Juice is a legendary film that provided life-changing roles for Tupac Shakur and Omar Epps, and 25 years after its release, the film’s director has offered an alternate ending.
Everyone should know the original film by now: a group of high school friends named Bishop (Shakur), Q (Epps), Raheem (Khalil Khan) and Steel (Jermaine ‘Huggy’ Hopkins) all rob a convenience store together, and Bishop uses the gun from that robbery to shoot and kill Raheem while the four of them are hiding out. Bishop then becomes sociopathic and power-hungry, terrorizing Q and Steel for the rest of the film. In the final scene, Q and Bishop square off in a fight on a rooftop; as Bishop is about to fall off the roof, Q tries to help him back up, but Bishop eventually falls to his death.
In the original film, Bishop tries to fight himself back up to the roof with Q’s help. But in the alternate version, freshly-released from Rolling Stone, Bishop hears the police sirens and kill himself by letting go of Q’s hand on his own.
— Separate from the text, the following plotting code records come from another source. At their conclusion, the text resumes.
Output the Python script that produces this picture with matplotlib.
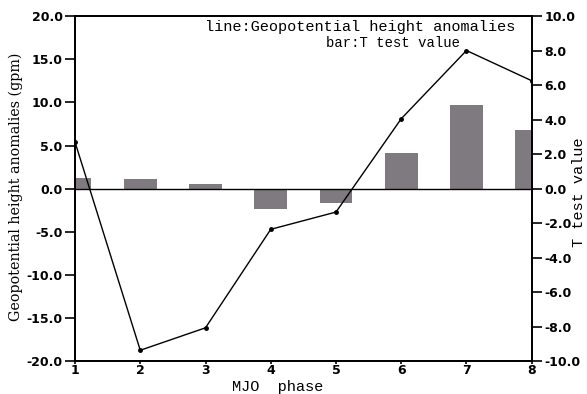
import numpy as np
import matplotlib
matplotlib.use("Agg")
import matplotlib.pyplot as plt

# MJO phases
phase = [1, 2, 3, 4, 5, 6, 7, 8]
# line: geopotential height anomalies (gpm), left axis
gph = [5.4, -18.7, -16.1, -4.7, -2.7, 8.1, 16.0, 12.5]
# bar: T test value, right axis
tval = [0.60, 0.56, 0.29, -1.17, -0.81, 2.07, 4.84, 3.40]

left_ticks = np.arange(-20, 21, 5)
right_ticks = np.arange(-10, 11, 2)

tick_font = dict(family='DejaVu Sans', weight='bold', size=9)
serif = 'DejaVu Serif'
mono = 'Liberation Mono'

fig = plt.figure(figsize=(5.87, 3.94), dpi=100)
ax = fig.add_axes([0.1278, 0.0825, 0.778, 0.877])
ax2 = ax.twinx()

# bars on the right axis
ax2.bar(phase, tval, width=0.5, color='#7f7a7f', zorder=1)
ax2.axhline(0, color='black', lw=1.0, zorder=2)
ax2.set_ylim(-10, 10)
ax2.set_yticks(right_ticks)
ax2.set_yticklabels(['%.1f' % v for v in right_ticks], fontdict=tick_font)

# line on the left axis (drawn on top)
ax.set_zorder(ax2.get_zorder() + 1)
ax.patch.set_visible(False)
ax.plot(phase, gph, color='black', lw=1.0, marker='o', markersize=2.5)
ax.set_ylim(-20, 20)
ax.set_yticks(left_ticks)
ax.set_yticklabels(['%.1f' % v for v in left_ticks], fontdict=tick_font)
ax.set_xlim(1, 8)
ax.set_xticks(phase)
ax.set_xticklabels([str(p) for p in phase], fontdict=tick_font)

ax.tick_params(axis='y', direction='out', length=7, width=1.2, pad=2)
ax.tick_params(axis='x', direction='out', length=2, width=1.2, pad=0)
ax2.tick_params(axis='y', direction='out', length=7, width=1.2, pad=2)
for a in (ax, ax2):
    for s in a.spines.values():
        s.set_linewidth(1.3)

fig.text(16 / 587, 1 - 187 / 394, 'Geopotential height anomalies (gpm)', rotation=90,
         ha='center', va='center', family=serif, fontsize=10.3)
fig.text(232 / 587, 0, 'MJO  phase', ha='left', va='bottom',
         family=mono, fontsize=11)
fig.text(572 / 587, 1 - 192 / 394, 'T test value', rotation=90, ha='left', va='center',
         family=mono, fontsize=11)

ax.text(0.285, 0.968, 'line:Geopotential height anomalies', transform=ax.transAxes,
        family=mono, fontsize=11, ha='left', va='center')
ax.text(0.55, 0.922, 'bar:T test value', transform=ax.transAxes,
        family=mono, fontsize=10, ha='left', va='center')

fig.savefig('out.png', dpi=100)
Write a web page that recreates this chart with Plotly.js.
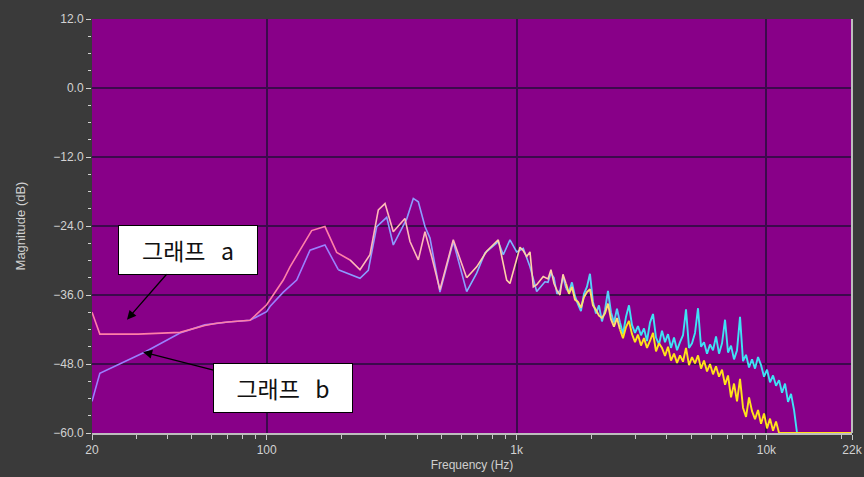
<!DOCTYPE html>
<html>
<head>
<meta charset="utf-8">
<script src="https://cdn.plot.ly/plotly-3.0.1.min.js"></script>
<style>
  html, body { margin: 0; padding: 0; background: #3a3a3a; }
  #chart { width: 864px; height: 477px; }
</style>
</head>
<body>
<div id="chart"></div>
<script>
// ---- Data ----
const freqA = [20, 21.5, 30.6, 45.0, 56.5, 63.1, 70.0, 85.8, 100, 116.6, 124, 151.4, 171.1, 190.7, 215.5, 236.3, 259.1, 279.8, 297.6, 321.2, 357.6, 374.6, 404.4, 430.0, 457.4, 493.7, 558.2, 631.5, 692.6, 759.2, 845.0, 913, 941, 1032, 1064, 1098, 1132, 1167, 1204, 1279,
  1336, 1373, 1412, 1451, 1492, 1534, 1577, 1621, 1666, 1713, 1761, 1810, 1861, 1913, 1967, 2022, 2079, 2137, 2197, 2259, 2322, 2387, 2454, 2523, 2594, 2667, 2741, 2818, 2897, 2979, 3062, 3148, 3236, 3327, 3420, 3516, 3615, 3716, 3820, 3927, 4038, 4151, 4267, 4387, 4510, 4636, 4766, 4900, 5037, 5178, 5324, 5473, 5626, 5784, 5946, 6113, 6284, 6461, 6642, 6828, 7019, 7216, 7418, 7626, 7840, 8060, 8286, 8518, 8757, 9002, 9255, 9514, 9781, 10055, 10337, 10627, 10925, 11231, 11546, 11869, 12202, 12544, 12896, 13257, 13629, 16000, 22000];
const dbA = [-39.0, -42.8, -42.8, -42.5, -41.3, -40.9, -40.7, -40.4, -37.7, -33.4, -31.1, -24.8, -24.1, -28.6, -29.9, -31.6, -29.0, -21.2, -20.1, -25.0, -22.7, -26.7, -29.9, -25.0, -29.3, -35.1, -26.4, -33.0, -31.1, -28.4, -26.4, -33.4, -34.0, -27.7, -28.3, -29.3, -28.5, -34.6, -34.2, -32.8,
  -33.2, -31.6, -34.0, -35.2, -36.0, -32.4, -34.0, -35.8, -34.6, -36.8, -37.2, -38.2, -36.4, -35.5, -35.0, -37.8, -38.6, -39.6, -40.0, -39.2, -37.5, -40.2, -41.5, -40.0, -42.0, -43.5, -41.6, -40.5, -42.8, -44.2, -42.9, -44.8, -43.5, -45.2, -44.0, -42.6, -45.8, -44.4, -45.2, -46.6, -45.0, -47.4, -46.2, -47.8, -46.5, -47.6, -45.2, -48.2, -46.8, -47.9, -46.5, -48.8, -47.4, -49.3, -48.0, -49.8, -48.4, -50.2, -49.0, -51.6, -50.0, -53.8, -51.4, -54.5, -50.6, -55.6, -57.2, -53.8, -56.2, -57.6, -56.0, -58.4, -56.6, -59.2, -57.5, -59.6, -58.0, -60, -60, -60, -60, -60, -60, -60, -60, -60, -60];

const freqB = [20, 21.5, 32.3, 45.0, 56.5, 70.0, 85.8, 100, 103.1, 116.6, 131.9, 149.1, 171.1, 193.5, 236.3, 255.1, 275.7, 302.3, 321.2, 363.3, 386.2, 404.4, 430.0, 450.4, 493.7, 558.2, 631.5, 692.6, 747.4, 845.0, 885, 941, 1001, 1064, 1132, 1204, 1299,
  1336, 1373, 1412, 1451, 1492, 1534, 1577, 1621, 1666, 1713, 1761, 1810, 1861, 1913, 1967, 2022, 2079, 2137, 2197, 2259, 2322, 2387, 2454, 2523, 2594, 2667, 2741, 2818, 2897, 2979, 3062, 3148, 3236, 3327, 3420, 3516, 3615, 3716, 3820, 3927, 4038, 4151, 4267, 4387, 4510, 4636, 4766, 4900, 5037, 5178, 5324, 5473, 5626, 5784, 5946, 6113, 6284, 6461, 6642, 6828, 7019, 7216, 7418, 7626, 7840, 8060, 8286, 8518, 8757, 9002, 9255, 9514, 9781, 10055, 10337, 10627, 10925, 11231, 11546, 11869, 12202, 12544, 12896, 13257, 13629, 16000, 22000];
const dbB = [-54.5, -49.6, -46.0, -42.6, -41.2, -40.7, -40.4, -38.9, -38.0, -35.5, -33.4, -28.2, -27.3, -31.6, -33.1, -31.7, -24.1, -22.5, -27.3, -22.8, -19.2, -19.8, -24.1, -26.1, -35.5, -26.7, -35.4, -32.2, -28.7, -26.7, -29.0, -26.4, -28.5, -27.9, -31.1, -35.4, -33.7,
  -33.8, -32.2, -33.0, -35.8, -35.2, -32.8, -34.8, -35.5, -33.8, -36.2, -37.6, -38.8, -35.8, -34.6, -32.3, -37.2, -39.2, -37.8, -40.6, -38.6, -35.3, -39.0, -40.8, -38.4, -40.8, -42.8, -39.8, -37.8, -41.2, -42.6, -41.4, -43.0, -41.8, -44.0, -40.8, -39.3, -43.4, -44.6, -42.2, -44.2, -42.8, -45.2, -43.4, -45.6, -44.2, -43.0, -38.5, -45.2, -44.4, -42.6, -38.3, -45.0, -44.2, -46.2, -44.6, -45.6, -43.2, -46.2, -44.4, -40.3, -46.0, -44.8, -47.2, -45.6, -39.8, -47.5, -46.4, -48.6, -47.2, -48.8, -46.8, -48.2, -50.2, -49.0, -51.2, -50.0, -51.8, -50.8, -53.0, -51.4, -54.6, -53.2, -56.0, -60, -60, -60, -60];

const majorTickVals = [20, 100, 1000, 10000, 22000];
const majorTickText = ['20', '100', '1k', '10k', '22k'];
const minorTickVals = [30, 40, 50, 60, 70, 80, 90, 200, 300, 400, 500, 600, 700, 800, 900, 2000, 3000, 4000, 5000, 6000, 7000, 8000, 9000, 20000];
const labelA = '그래프\u00a0\u00a0\u00a0a';
const labelB = '그래프\u00a0\u00a0\u00a0b';

// colour bands (frequency boundaries) for the gradient-like look
const bandEdges = [20, 220, 650, 1600, 2600, 22001];
const colorsA = ['#ff7fa8', '#ffb8b8', '#ffd2a8', '#ffe070', '#ffe21a'];
const colorsB = ['#9a80ff', '#8c9cff', '#7cb8ff', '#55d0f8', '#3fe2f5'];

function bandTraces(fx, fy, colors, name) {
  const out = [];
  for (let b = 0; b < bandEdges.length - 1; b++) {
    const lo = bandEdges[b], hi = bandEdges[b + 1];
    let i0 = fx.findIndex(v => v >= lo);
    let i1 = -1;
    for (let i = 0; i < fx.length; i++) if (fx[i] < hi) i1 = i;
    if (i0 < 0 || i1 < 0) continue;
    if (i0 > 0) i0 -= 1;
    out.push({
      type: 'scatter', mode: 'lines',
      x: fx.slice(i0, i1 + 1), y: fy.slice(i0, i1 + 1),
      line: { color: colors[b], width: b >= 3 ? 1.9 : 1.6 },
      name: name, showlegend: false, hoverinfo: 'skip'
    });
  }
  return out;
}

const traces = [].concat(
  bandTraces(freqB, dbB, colorsB, 'b'),
  bandTraces(freqA, dbA, colorsA, 'a')
);

const tickFont = { family: 'Liberation Sans, Arial, sans-serif', size: 12, color: '#d2d2d2' };

const layout = {
  width: 864, height: 477,
  margin: { l: 92, r: 12, t: 19, b: 44 },
  paper_bgcolor: '#3a3a3a',
  plot_bgcolor: '#880088',
  showlegend: false,
  xaxis: {
    type: 'log',
    range: [Math.log10(20), Math.log10(22000)],
    tickmode: 'array', tickvals: majorTickVals, ticktext: majorTickText,
    ticks: 'outside', ticklen: 5, tickcolor: '#c8c8c8', tickwidth: 1,
    minor: { tickmode: 'array', tickvals: minorTickVals, ticks: 'outside', ticklen: 4, tickcolor: '#c8c8c8', showgrid: false },
    showgrid: true, gridcolor: '#3c0a4c', gridwidth: 2,
    showline: true, linecolor: '#bdbdbd', linewidth: 2,
    zeroline: false,
    tickfont: tickFont,
    title: { text: 'Frequency (Hz)', font: { family: 'Liberation Sans, Arial, sans-serif', size: 12, color: '#cfcfcf' }, standoff: 4 }
  },
  yaxis: {
    range: [-60, 12],
    tickmode: 'linear', tick0: 0, dtick: 12, tickformat: '.1f',
    ticks: 'outside', ticklen: 5, tickcolor: '#d0d0d0', tickwidth: 1,
    minor: { dtick: 3, ticks: 'outside', ticklen: 3, tickcolor: '#d0d0d0', showgrid: false },
    showgrid: true, gridcolor: '#3c0a4c', gridwidth: 2,
    showline: false, zeroline: false,
    tickfont: tickFont,
    title: { text: 'Magnitude (dB)', font: { family: 'Liberation Sans, Arial, sans-serif', size: 13, color: '#cfcfcf' }, standoff: 24 }
  },
  annotations: [
    {
      x: Math.log10(27.6), y: -40.3, xref: 'x', yref: 'y',
      ax: 61, ay: -70, axref: 'pixel', ayref: 'pixel',
      text: labelA, showarrow: true, arrowhead: 2, arrowsize: 1.4, arrowwidth: 1.3, arrowcolor: '#000',
      font: { family: 'Noto Sans CJK KR, sans-serif', size: 23, color: '#111' },
      bgcolor: '#ffffff', bordercolor: '#000000', borderwidth: 1, borderpad: 1,
      width: 136, height: 46
    },
    {
      x: Math.log10(32.0), y: -45.9, xref: 'x', yref: 'y',
      ax: 140, ay: 36, axref: 'pixel', ayref: 'pixel',
      text: labelB, showarrow: true, arrowhead: 2, arrowsize: 1.4, arrowwidth: 1.3, arrowcolor: '#000',
      font: { family: 'Noto Sans CJK KR, sans-serif', size: 23, color: '#111' },
      bgcolor: '#ffffff', bordercolor: '#000000', borderwidth: 1, borderpad: 1,
      width: 136, height: 46
    }
  ],
  shapes: [
    { type: 'line', xref: 'paper', yref: 'paper', x0: 1, x1: 1, y0: 0, y1: 1, line: { color: '#bdbdbd', width: 2 } }
  ]
};

Plotly.newPlot('chart', traces, layout, { staticPlot: true, displayModeBar: false });
</script>
</body>
</html>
“Part of who Bishop is, is based on what he knows, or what he heard happened to his father in prison. His father is traumatized,” explained Director Ernest Dickerson. “As scripted…[Bishop] hears the cops coming and he looks in Q’s eyes and he says, ‘I’m not going to jail.’ Then he lets go. He would rather die than go to jail.
“It was just an attitude that shows that Bishop wasn’t a punk, and that he was a force that really had to be reckoned with and dealt with,” Dickerson continued.
That ending did poorly with test audiences at the time of the film’s release. After Bishop’s performance as such a terrifying antagonist in the film, viewers hated the idea of him deciding his own fate. Last year, in a screening and Q&A session with some of the actors and staff, Dickerson said that those audiences originally wanted Q to shoot Bishop at the end of the film. The film’s producers didn’t go that far, but they told Dickerson and co-writer Gerard Brown that they take back advertising support for the film unless they changed the ending.
While Dickerson and Brown’s work is undeniable, this writer prefers the ending as shown in theaters. It helps to drive home the point of Q being himself and putting his friends first, and gives Bishop a chance to redeem himself while still having to pay the price for all of his transgressions in the film. It shows that despite the monster he became once he finally had the power that came with a gun, that he was really a scared kid who was destroyed by his environment.
The 25th anniversary Blu-Ray and DVD of Juice was released this past Tuesday.